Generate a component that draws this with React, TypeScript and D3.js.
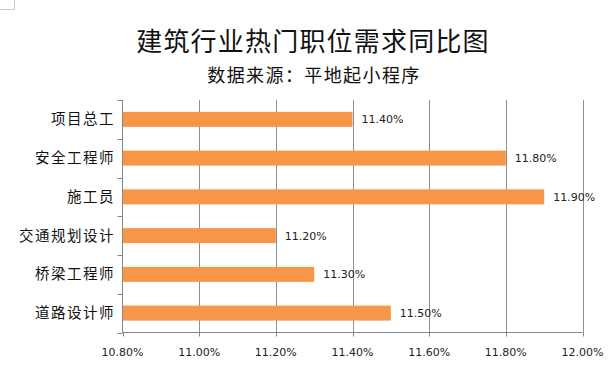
import React from "react";
import * as d3 from "d3";

const categories = ["项目总工", "安全工程师", "施工员", "交通规划设计", "桥梁工程师", "道路设计师"];
const values = [11.4, 11.8, 11.9, 11.2, 11.3, 11.5];
const xTicks = [10.8, 11.0, 11.2, 11.4, 11.6, 11.8, 12.0];
const title = "建筑行业热门职位需求同比图";
const subtitle = "数据来源：平地起小程序";

export default function App() {
  const W = 616, H = 377;
  const left = 122.5, right = 582.5, top = 100, bottom = 332.5;
  const x = d3.scaleLinear().domain([10.8, 12.0]).range([left, right]);
  const y = d3.scaleBand<string>().domain(categories).range([top, bottom]).paddingInner(0.614).paddingOuter(0.307);
  const fmt = (v: number) => v.toFixed(2) + "%";
  const cjk = "'Noto Sans CJK SC', sans-serif";
  const num = "'DejaVu Sans', sans-serif";
  const bandStep = (bottom - top) / categories.length;
  return (
    <svg width={W} height={H} style={{ position: "absolute", left: 0, top: 0, background: "#fff" }}>
      <rect x={0} y={0} width={W} height={H} fill="#fff" />
      <path d="M0,9.5 H14.5 V0" fill="none" stroke="#c8c8c8" strokeWidth={1} />
      <text x={313} y={51} textAnchor="middle" fontFamily={cjk} fontSize={26} letterSpacing={1.2} fill="#111" fontWeight={400}>{title}</text>
      <text x={314} y={82} textAnchor="middle" fontFamily={cjk} fontSize={18} letterSpacing={1.4} fill="#111" fontWeight={400}>{subtitle}</text>
      {xTicks.slice(1).map((t) => (
        <line key={"g" + t} x1={Math.round(x(t)) + 0.5} x2={Math.round(x(t)) + 0.5} y1={top} y2={bottom} stroke="#8f8f8f" strokeWidth={1} />
      ))}
      {values.map((v, i) => (
        <rect key={"b" + i} x={left} y={y(categories[i])!} width={x(v) - left} height={y.bandwidth()} fill="#F79646" />
      ))}
      {values.map((v, i) => (
        <text key={"l" + i} x={x(v) + 9} y={y(categories[i])! + y.bandwidth() / 2 + 4} fontFamily={num} fontSize={11} fill="#222">{fmt(v)}</text>
      ))}
      <line x1={left} x2={left} y1={top} y2={bottom} stroke="#868686" strokeWidth={1} />
      <line x1={left} x2={right} y1={bottom} y2={bottom} stroke="#868686" strokeWidth={1} />
      {d3.range(categories.length + 1).map((k) => (
        <line key={"yt" + k} x1={left - 5} x2={left} y1={Math.round(top + k * bandStep) + 0.5} y2={Math.round(top + k * bandStep) + 0.5} stroke="#868686" strokeWidth={1} />
      ))}
      {xTicks.map((t) => (
        <line key={"xt" + t} x1={Math.round(x(t)) + 0.5} x2={Math.round(x(t)) + 0.5} y1={bottom} y2={bottom + 4} stroke="#868686" strokeWidth={1} />
      ))}
      {xTicks.map((t) => (
        <text key={"xl" + t} x={x(t)} y={356} textAnchor="middle" fontFamily={num} fontSize={11} fill="#222">{fmt(t)}</text>
      ))}
      {categories.map((c) => (
        <text key={"yl" + c} x={115} y={y(c)! + y.bandwidth() / 2 + 5} textAnchor="end" fontFamily={cjk} fontSize={14.5} letterSpacing={1.5} fill="#111" fontWeight={400}>{c}</text>
      ))}
    </svg>
  );
}
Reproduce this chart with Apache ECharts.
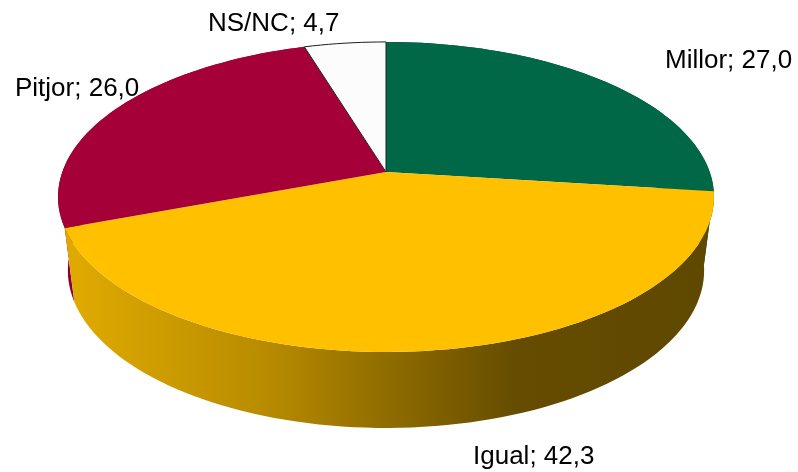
<!DOCTYPE html>
<html>
<head>
<meta charset="utf-8">
<style>html,body{margin:0;padding:0;background:#fff}#c{width:798px;height:472px}</style>
<script src="https://cdn.jsdelivr.net/npm/echarts@6/dist/echarts.min.js"></script>
</head>
<body>
<div id="c"></div>
<script>
const categories = ['Millor', 'Igual', 'Pitjor', 'NS/NC'];
const values = [27.0, 42.3, 26.0, 4.7];
const faceColors = ['#006747', '#FFC000', '#A50037', '#FCFCFC'];
const wallColors = ['#004A33',
  {type:'linear',x:72,y:0,x2:706,y2:0,global:true,colorStops:[
    {offset:0,color:'#DFAA00'},{offset:0.30,color:'#B98C00'},{offset:0.70,color:'#654C00'},{offset:1,color:'#5F4800'}]},
  '#8A002E', '#B0B0B0'];
const faceStrokes = [null, null, null, '#222222'];
const labelAnchors = [[665, 61], [473, 457], [15, 89], [208, 24]];

// perspective projection of the pie disc
const PERSP = -0.161, APEX_X = 386, TOP = {y:172,a:151,c:323.7}, BASE = {y:245,a:153.5,c:314};
function project(u, v, p) {
  const w = 1 + PERSP * v;
  return [APEX_X + p.c * u / w, p.y + p.a * v / w];
}
const rows = [];
let acc = 0;
values.forEach((v, i) => { rows.push([acc, acc + v, i]); acc += v; });

function rimUnit(api, pct) {
  const o = api.coord([0, 0]), e = api.coord([1, pct]);
  return [(e[0] - o[0]) / 100, (e[1] - o[1]) / 100];
}
function arc(api, from, to, p) {
  const n = Math.max(4, Math.ceil((to - from) * 2)), pts = [];
  for (let k = 0; k <= n; k++) {
    const u = rimUnit(api, from + (to - from) * k / n);
    pts.push(project(u[0], u[1], p));
  }
  return pts;
}
function renderWall(params, api) {
  const from = api.value(0), to = api.value(1), i = api.value(2);
  const mid = rimUnit(api, (from + to) / 2);
  const pts = arc(api, from, to, TOP).concat(arc(api, from, to, BASE).reverse());
  return {type:'polygon', z2: Math.round(mid[1] * 100) + 100, shape:{points:pts},
    style:{fill:wallColors[i], stroke:null}};
}
function renderFace(params, api) {
  const from = api.value(0), to = api.value(1), i = api.value(2);
  const pts = [project(0, 0, TOP)].concat(arc(api, from, to, TOP));
  return {type:'polygon', z2: i === 3 ? 10 : 1, shape:{points:pts},
    style:{fill:faceColors[i], stroke:faceStrokes[i], lineWidth: faceStrokes[i] ? 1 : 0}};
}
function renderLabel(params, api) {
  const i = api.value(2);
  return {type:'text', x:labelAnchors[i][0], y:labelAnchors[i][1],
    style:{text:categories[i] + '; ' + values[i].toFixed(1).replace('.', ','),
      fill:'#000', font:'26px "Liberation Sans", Arial, sans-serif', textAlign:'left', textVerticalAlign:'middle'}};
}
const chart = echarts.init(document.getElementById('c'), null, {renderer:'canvas'});
chart.setOption({
  animation:false,
  backgroundColor:'#fff',
  polar:{center:[386,172], radius:100},
  angleAxis:{type:'value', min:0, max:100, startAngle:90, clockwise:true, show:false},
  radiusAxis:{type:'value', min:0, max:1, show:false},
  series:[
    {type:'custom', coordinateSystem:'polar', data:rows, renderItem:renderWall, clip:false, z:1, silent:true},
    {type:'custom', coordinateSystem:'polar', data:rows, renderItem:renderFace, clip:false, z:2, silent:true},
    {type:'custom', coordinateSystem:'polar', data:rows, renderItem:renderLabel, clip:false, z:3, silent:true}
  ]
});
</script>
</body>
</html>
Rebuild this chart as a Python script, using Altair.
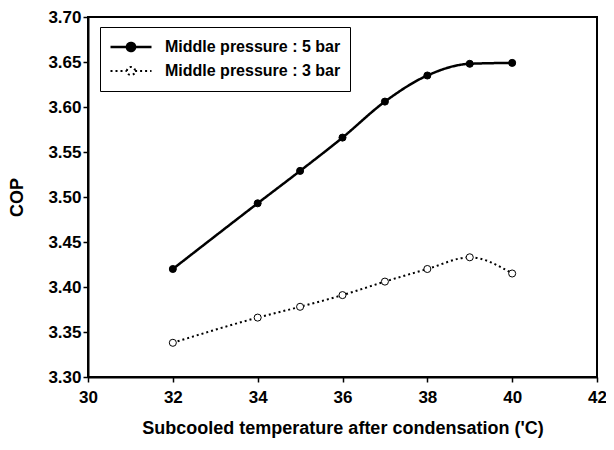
import altair as alt
import pandas as pd

# ---- data ----
subcool_temp = [32, 34, 35, 36, 37, 38, 39, 40]
cop_5bar = [3.420, 3.493, 3.529, 3.566, 3.606, 3.635, 3.648, 3.649]
cop_3bar = [3.338, 3.366, 3.378, 3.391, 3.406, 3.420, 3.433, 3.415]
series_names = ["Middle pressure : 5 bar", "Middle pressure : 3 bar"]
x_ticks = [30, 32, 34, 36, 38, 40, 42]
y_ticks = [3.30, 3.35, 3.40, 3.45, 3.50, 3.55, 3.60, 3.65, 3.70]
x_title = "Subcooled temperature after condensation ('C)"
y_title = "COP"

df = pd.DataFrame({
    "x": subcool_temp + subcool_temp,
    "cop": cop_5bar + cop_3bar,
    "series": [series_names[0]] * len(subcool_temp) + [series_names[1]] * len(subcool_temp),
})

FONT = "Liberation Sans"
legend_path = "M-1,0H-0.2M0.2,0H1M-0.2,0A0.2,0.2 0 1,1 0.2,0A0.2,0.2 0 1,1 -0.2,0Z"

legend = alt.Legend(
    title=None, orient="none", legendX=12, legendY=10,
    symbolType=legend_path, symbolSize=1681, symbolStrokeColor="black",
    symbolStrokeWidth=2, clipHeight=22,
    labelFont=FONT, labelFontSize=16, labelFontWeight="bold", labelColor="black",
    labelOffset=12, labelLimit=400, padding=9, strokeColor="black", fillColor="white",
    cornerRadius=0,
)

x_enc = alt.X("x:Q", scale=alt.Scale(domain=[30, 42], nice=False, zero=False),
              axis=alt.Axis(values=x_ticks, title=x_title, format="d", labelFlush=False,
                            labelPadding=7, titlePadding=14))
y_enc = alt.Y("cop:Q", scale=alt.Scale(domain=[3.30, 3.70], nice=False, zero=False),
              axis=alt.Axis(values=y_ticks, title=y_title, format=".2f",
                            labelPadding=2, titlePadding=21))

base = alt.Chart(df)

lines = base.mark_line(interpolate="monotone", color="black").encode(
    x=x_enc, y=y_enc,
    strokeDash=alt.StrokeDash("series:N",
                              scale=alt.Scale(domain=series_names, range=[[1, 0], [2, 3]]),
                              legend=legend),
    strokeWidth=alt.StrokeWidth("series:N",
                                scale=alt.Scale(domain=series_names, range=[2.5, 2]),
                                legend=None),
)

points = base.mark_point(filled=True, size=50, shape="circle", stroke="black",
                         strokeWidth=1, opacity=1).encode(
    x=x_enc, y=y_enc,
    fill=alt.Fill("series:N",
                  scale=alt.Scale(domain=series_names, range=["black", "white"]),
                  legend=legend),
)

chart = (lines + points).properties(
    width=509, height=360,
    autosize=alt.AutoSizeParams(type="none"),
    padding={"left": 80, "top": 9, "right": 9, "bottom": 65},
).configure_view(
    stroke="black", strokeWidth=2,
).configure_axis(
    grid=False, domainColor="black", domainWidth=2, tickColor="black", tickWidth=1.5,
    tickSize=5, labelFont=FONT, labelFontSize=17, labelFontWeight="bold",
    labelColor="black", titleFont=FONT, titleFontSize=18, titleFontWeight="bold",
    titleColor="black",
)

chart.save("out.html", embed_options={"renderer": "svg", "actions": False})
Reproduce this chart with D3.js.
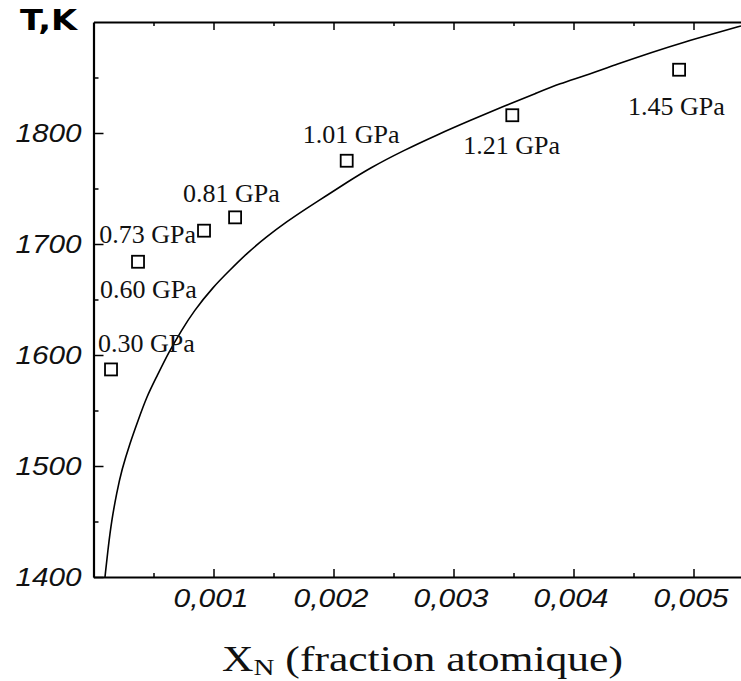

**Exercise prompt**
Within the records above, how many lines include the word "this"? State the number by itself.

**The solution**
4